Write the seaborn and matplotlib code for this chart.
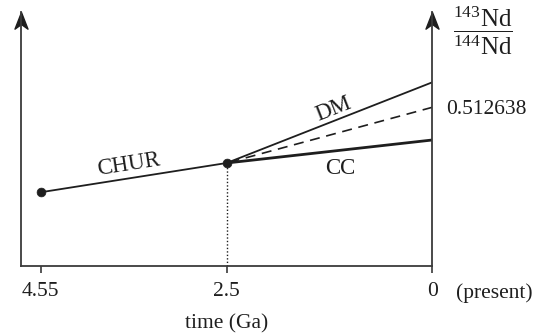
import numpy as np
import matplotlib
matplotlib.use("Agg")
import matplotlib.pyplot as plt
from matplotlib.path import Path
import seaborn as sns

# Nd isotope evolution (schematic), ages in Ga, values are 143Nd/144Nd
chur_age = [4.55, 2.5]
chur_nd = [0.50660, 0.508681]
branch_age = [2.5, 0.0]
dm_nd = [0.508681, 0.514414]
chur_ext_nd = [0.508681, 0.512638]
cc_nd = [0.508681, 0.510315]
present_label = "0.512638"
tick_ages = [4.55, 2.5, 0.0]
tick_labels = ["4.55", "2.5", "0"]

sns.set_theme(style="white")
plt.rcParams["font.family"] = ["Liberation Serif", "DejaVu Serif"]
plt.rcParams["mathtext.fontset"] = "custom"
plt.rcParams["mathtext.rm"] = "Liberation Serif"
plt.rcParams["mathtext.it"] = "Liberation Serif:italic"
plt.rcParams["mathtext.bf"] = "Liberation Serif:bold"

ink = "#1e1e1e"
axis_ink = "#3a3a3a"

W, H = 534, 334
fig = plt.figure(figsize=(W / 100, H / 100), dpi=100)
ax = fig.add_axes([20.7 / W, 68.3 / H, (432.3 - 20.7) / W, (334 - 11.7 - 68.3) / H])

# schematic time axis: the older interval is drawn slightly stretched
K = 1.1044


def fwd(t):
    t = np.asarray(t, float)
    return np.where(t <= 2.5, t, 2.5 + (t - 2.5) * K)


def inv(p):
    p = np.asarray(p, float)
    return np.where(p <= 2.5, p, 2.5 + (p - 2.5) / K)


ax.set_xscale("function", functions=(fwd, inv))
ax.set_xlim(4.768, 0)
ax.set_ylim(0.501385, 0.519429)

# evolution lines
sns.lineplot(x=chur_age, y=chur_nd, ax=ax, color=ink, lw=1.3, estimator=None)
sns.lineplot(x=branch_age, y=dm_nd, ax=ax, color=ink, lw=1.3, estimator=None)
sns.lineplot(x=branch_age, y=chur_ext_nd, ax=ax, color=ink, lw=1.2,
             linestyle=(0, (6, 4)), estimator=None)
sns.lineplot(x=branch_age, y=cc_nd, ax=ax, color=ink, lw=2.0, estimator=None)
ax.vlines(branch_age[0], ax.get_ylim()[0], chur_nd[1], color=ink, lw=1.0,
          linestyles=(0, (1, 1.5)))
sns.scatterplot(x=chur_age, y=chur_nd, ax=ax, color=ink, s=40,
                edgecolor=ink, zorder=5)

# axes frame
for side in ["left", "right", "bottom"]:
    ax.spines[side].set_visible(True)
    ax.spines[side].set_color(axis_ink)
    ax.spines[side].set_linewidth(1.3)
ax.spines["top"].set_visible(False)

head = Path([(0, 0), (-0.39, -1), (0, -0.72), (0.39, -1), (0, 0)],
            [Path.MOVETO, Path.LINETO, Path.LINETO, Path.LINETO, Path.CLOSEPOLY])
ax.plot([0, 1], [1, 1], transform=ax.transAxes, ls="none", marker=head,
        ms=24, color=ink, mec=ink, clip_on=False)

ax.set_xticks(tick_ages)
ax.set_xticklabels(tick_labels)
ax.tick_params(axis="x", direction="out", length=5, width=1.2, color=axis_ink,
               pad=7, labelsize=15.5, labelcolor=ink, bottom=True)
ax.yaxis.tick_right()
ax.set_yticks([chur_ext_nd[1]])
ax.set_yticklabels([present_label])
ax.tick_params(axis="y", length=0, pad=10, labelsize=15.5, labelcolor=ink)
ax.set_xlabel("time (Ga)", fontsize=15.5, color=ink, labelpad=9)
ax.set_ylabel("")

ax.annotate("(present)", xy=(1, 0), xycoords="axes fraction",
            xytext=(17, -20), textcoords="offset points",
            ha="left", va="center", fontsize=15.5, color=ink)

ax.annotate(r"$\dfrac{^{143}\mathrm{Nd}}{^{144}\mathrm{Nd}}$", xy=(1, 1),
            xycoords="axes fraction", xytext=(36.5, -13.5),
            textcoords="offset points", ha="center", va="center",
            fontsize=18, color=ink)


def seg_angle(x0, y0, x1, y1):
    a = ax.transData.transform((x0, y0))
    b = ax.transData.transform((x1, y1))
    return np.degrees(np.arctan2(b[1] - a[1], b[0] - a[0]))


def seg_mid(x0, y0, x1, y1):
    a = ax.transData.transform((x0, y0))
    b = ax.transData.transform((x1, y1))
    return ax.transData.inverted().transform((a + b) / 2)


chur_ang = seg_angle(chur_age[0], chur_nd[0], chur_age[1], chur_nd[1])
dm_ang = seg_angle(branch_age[0], dm_nd[0], branch_age[1], dm_nd[1])

ax.annotate("CHUR", xy=seg_mid(chur_age[0], chur_nd[0], chur_age[1], chur_nd[1]),
            xytext=(-3.7, 9.6), textcoords="offset points", ha="center",
            va="center", rotation=chur_ang, rotation_mode="anchor",
            fontsize=16.5, color=ink)
ax.annotate("DM", xy=seg_mid(branch_age[0], dm_nd[0], branch_age[1], dm_nd[1]),
            xytext=(2.5, 9.6), textcoords="offset points", ha="center",
            va="center", rotation=dm_ang, rotation_mode="anchor",
            fontsize=16.5, color=ink)
ax.annotate("CC", xy=seg_mid(branch_age[0], cc_nd[0], branch_age[1], cc_nd[1]),
            xytext=(7.6, -12.1), textcoords="offset points", ha="center",
            va="center", fontsize=16.5, color=ink)

fig.savefig("out.png", dpi=100)
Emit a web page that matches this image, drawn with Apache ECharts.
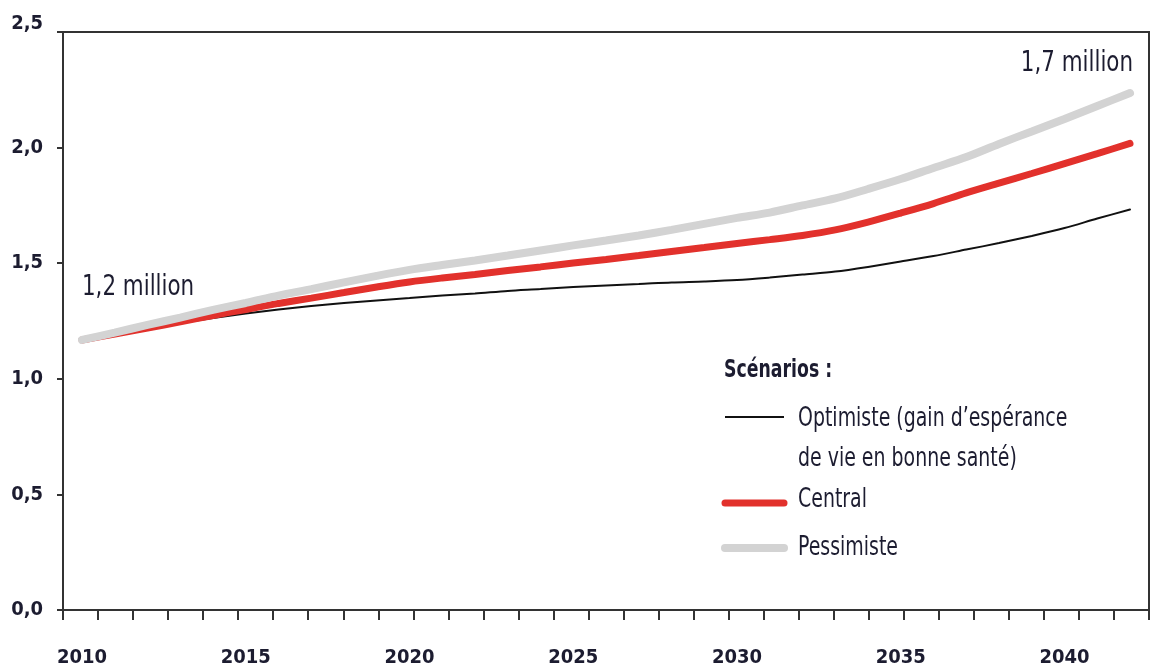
<!DOCTYPE html>
<html><head><meta charset="utf-8">
<script src="https://cdn.jsdelivr.net/npm/echarts@6/dist/echarts.min.js"></script>
<style>html,body{margin:0;padding:0;background:#fff}#c{width:1152px;height:668px}</style>
</head><body><div id="c"></div>
<script>
const years = [2010,2011,2012,2013,2014,2015,2016,2017,2018,2019,2020,2021,2022,2023,2024,2025,2026,2027,2028,2029,2030,2031,2032,2033,2034,2035,2036,2037,2038,2039,2040,2041,2042];
const optimiste = [1.168,1.194,1.218,1.241,1.263,1.282,1.300,1.315,1.328,1.339,1.349,1.360,1.369,1.380,1.388,1.397,1.404,1.410,1.417,1.421,1.427,1.438,1.451,1.464,1.484,1.507,1.531,1.559,1.587,1.618,1.652,1.693,1.732];
const central = [1.168,1.194,1.220,1.246,1.274,1.300,1.326,1.349,1.373,1.397,1.419,1.436,1.451,1.468,1.484,1.501,1.516,1.533,1.551,1.568,1.585,1.602,1.620,1.644,1.678,1.717,1.758,1.804,1.846,1.888,1.931,1.974,2.018];
const pessimiste = [1.168,1.200,1.233,1.265,1.298,1.328,1.360,1.388,1.417,1.445,1.471,1.492,1.512,1.533,1.555,1.577,1.598,1.620,1.644,1.670,1.696,1.719,1.750,1.780,1.821,1.864,1.912,1.959,2.016,2.070,2.124,2.180,2.236];
const seriesNames = ['Optimiste (gain d\u2019espérance\nde vie en bonne santé)', 'Central', 'Pessimiste'];
const legendTitle = 'Scénarios :';
const yTickLabels = ['0,0','0,5','1,0','1,5','2,0','2,5'];
const xTickLabels = ['2010','2015','2020','2025','2030','2035','2040'];
const tickSlotCount = 31;
const startNote = '1,2 million';
const endNote = '1,7 million';

const FONT = "'Liberation Sans Narrow','DejaVu Sans Condensed','Roboto Condensed',sans-serif";
const TXT = '#1c1c30';
const AX = '#333';
const colors = ['#111111', '#e2312c', '#d3d3d3'];
const widths = [2, 7, 8];

const chart = echarts.init(document.getElementById('c'), null, {renderer: 'canvas'});
const pairs = arr => years.map((y, i) => [y, arr[i]]);

const legendItems = [];
const rowsY = [417, 503, 548];
const textY = [419, 500, 548];
seriesNames.forEach((n, i) => {
  legendItems.push({type: 'line', shape: {x1: 725, y1: rowsY[i], x2: 784, y2: rowsY[i]},
    style: {stroke: colors[i], lineWidth: widths[i], lineCap: i ? 'round' : 'butt'}});
  legendItems.push({type: 'text', x: 798, y: textY[i] - 20, scaleX: 0.81,
    style: {text: n, font: '26px ' + FONT, fill: TXT, lineHeight: 40, textVerticalAlign: 'top'}});
});

chart.setOption({
  animation: false,
  backgroundColor: '#fff',
  grid: {left: 63, right: 3, top: 32, bottom: 58, show: true, borderColor: AX, borderWidth: 2},
  xAxis: [{
    type: 'value', min: 2009.42, max: 2042.58, minInterval: 5, maxInterval: 5,
    axisLine: {show: false}, axisTick: {show: false}, splitLine: {show: false},
    axisLabel: {show: true, margin: 38, showMinLabel: false, showMaxLabel: false,
      fontFamily: FONT, fontWeight: 'bold', fontSize: 20, color: TXT,
      formatter: v => xTickLabels.includes(String(Math.round(v))) && Math.abs(v - Math.round(v)) < 1e-6 ? String(Math.round(v)) : ''}
  }, {
    type: 'category', boundaryGap: true, position: 'bottom',
    data: Array.from({length: tickSlotCount}, () => ''),
    axisLine: {show: true, lineStyle: {color: AX, width: 2}},
    axisTick: {show: true, length: 10, lineStyle: {color: AX, width: 2}},
    axisLabel: {show: false}, splitLine: {show: false}
  }],
  yAxis: {
    type: 'value', min: 0, max: 2.5, interval: 0.5,
    axisLine: {show: true, lineStyle: {color: AX, width: 2}},
    axisTick: {show: true, length: 6, lineStyle: {color: AX, width: 2}},
    splitLine: {show: false},
    axisLabel: {margin: 20, fontFamily: FONT, fontWeight: 'bold', fontSize: 20, color: TXT,
      formatter: v => { const i = Math.round(v / 0.5); return i === 5 ? '{t|' + yTickLabels[i] + '}' : yTickLabels[i]; },
      rich: {t: {fontFamily: FONT, fontWeight: 'bold', fontSize: 20, color: TXT, padding: [0, 0, 16, 0]}}}
  },
  series: [optimiste, central, pessimiste].map((arr, i) => ({
    name: seriesNames[i], type: 'line', xAxisIndex: 0, data: pairs(arr),
    smooth: 0.3, showSymbol: false, symbol: 'none',
    lineStyle: {color: colors[i], width: widths[i], cap: 'round'}, z: 2 + i
  })),
  graphic: [
    {type: 'text', x: 82, y: 288, scaleX: 0.85, style: {text: startNote, font: '28px ' + FONT, fill: TXT, textVerticalAlign: 'middle'}},
    {type: 'text', x: 1133, y: 64, scaleX: 0.85, style: {text: endNote, font: '28px ' + FONT, fill: TXT, textAlign: 'right', textVerticalAlign: 'middle'}},
    {type: 'text', x: 724, y: 370, scaleX: 0.77, style: {text: legendTitle, font: 'bold 25px ' + FONT, fill: TXT, textVerticalAlign: 'middle'}},
    ...legendItems
  ]
});
</script></body></html>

» **GOAL OF THE EXERCISE**: Write out the lines from the start of the material to the line with "import seaborn as sns", inclusive and exactly. Skip the pictures.

» **FULL SOLUTION**:
Write the seaborn and matplotlib code for this chart.
import numpy as np
import matplotlib
matplotlib.use("Agg")
import matplotlib.pyplot as plt
from matplotlib.path import Path
import seaborn as sns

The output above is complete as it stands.